UAC of Nigeria Plc has reported a profit before tax of N25.828 billion for the year ending December 31, 2024, reflecting an impressive 109.30% year-over-year (YoY) growth compared to the previous year.
The unaudited Group financial statements, which have been reviewed, show that the company’s revenue surged by 63.96% YoY, reaching N197.614 billion.
This substantial increase in revenue was primarily driven by a 54% rise in edibles and feed, a 52% increase in paints, and a 102% surge in packaged foods and beverages.
Commenting on the results, the Group Managing Director, Fola Aiyesimoju, remarked, “We delivered strong performance in 2024, achieving revenue of N198bn and a profit before tax of N25bn, reflecting growth of 64% and 109%, respectively, compared to 2023.”
He added, “This outcome is due to the hard work, skill, and dedication of our leaders across the Group and their teams. At UAC, people are at the heart of our strategy, and I thank my colleagues for their efforts in generating these results.”
He went on to highlight that meaningful improvements in both growth and profitability were recorded across UAC’s core operating segments. Key initiatives that contributed to this success included aggressively pursuing new markets with value-driven products, a rigorous focus on pricing and margin, and careful risk management in relation to interest rates and foreign exchange.
UACN also delivered strong profitability metrics, with net profit rising by 90.43% and earnings per share (EPS) surging by 64.01%, reflecting significant growth in earnings and a higher value creation for shareholders.
The growth was underpinned by substantial improvements in margin, indicating enhanced cost efficiency and operational strength: Gross profit margin increased to 23.43% from 18% in 2023; Operating profit margin rose to 9.43% from 7.54%; Pre-tax profit margin climbed to 13% from 10.24%; Net profit margin improved to 8.54% from 7.39%.
Liquidity and cash also flow showed marked improvement. Net cash flow from operating activities surged to N6.478 billion, a significant turnaround from the negative N3.033 billion recorded in 2023. This improvement bolsters UACN’s financial flexibility, supporting future growth investments and expansion.
The current ratio improved to 1.45 from 1.21, aligning with stronger operational cash flow and confirming that UACN has sufficient short-term assets to cover its liabilities and sustain its financial momentum.
The company’s balance sheet has been significantly strengthened, with increased liquidity, a stronger asset base, and higher shareholder equity. The 59.56% rise in cash and cash equivalents enhances financial flexibility, while the 39.59% growth in total assets reflects expansion and improved operational strength. Furthermore, a 24.96% increase in total equity signals a healthier financial position for shareholders.
However, the increase in leverage presents a key concern. The debt-to-equity ratio rose to 63% from 52% in 2023, indicating that the company is relying more on borrowed funds to drive growth.
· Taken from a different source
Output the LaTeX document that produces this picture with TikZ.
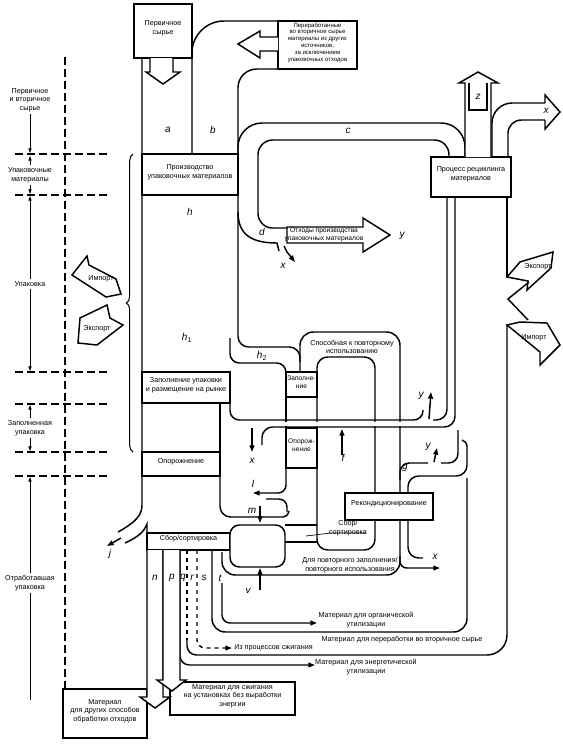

While this has contributed to an elevated return on equity (ROE) of 27% (up from 17%), the cost of debt exceeds the return on assets (ROA) of 10.82%, which could exert pressure on profitability in the long term.
Although the stronger balance sheet and rising ROE are positive, the higher reliance on debt presents risks, particularly if borrowing costs continue to rise. Effectively managing leverage will be crucial for sustaining profitability and avoiding financial strain in the future.
The strong financial performance appears to be reflected in the stock price. In 2024, the share price recorded a 145% year-to-date (YtD) return, with the momentum continuing into 2025. As of the close of trading on February 6, 2025, the stock had gained 14.6% YtD, indicating sustained investor confidence.
Looking ahead to 2025, UACN plans to continue focusing on attracting, developing, retaining, and incentivising high-quality talent to create value for its customers. The company also intends to prioritise profitable growth, scalability, and simplicity to generate shareholder value.
While the financial fundamentals remain strong, the rising leverage and increasing cost of debt are areas to monitor closely. Effective management of these factors will be key to maintaining profitability and sustaining the company’s growth trajectory.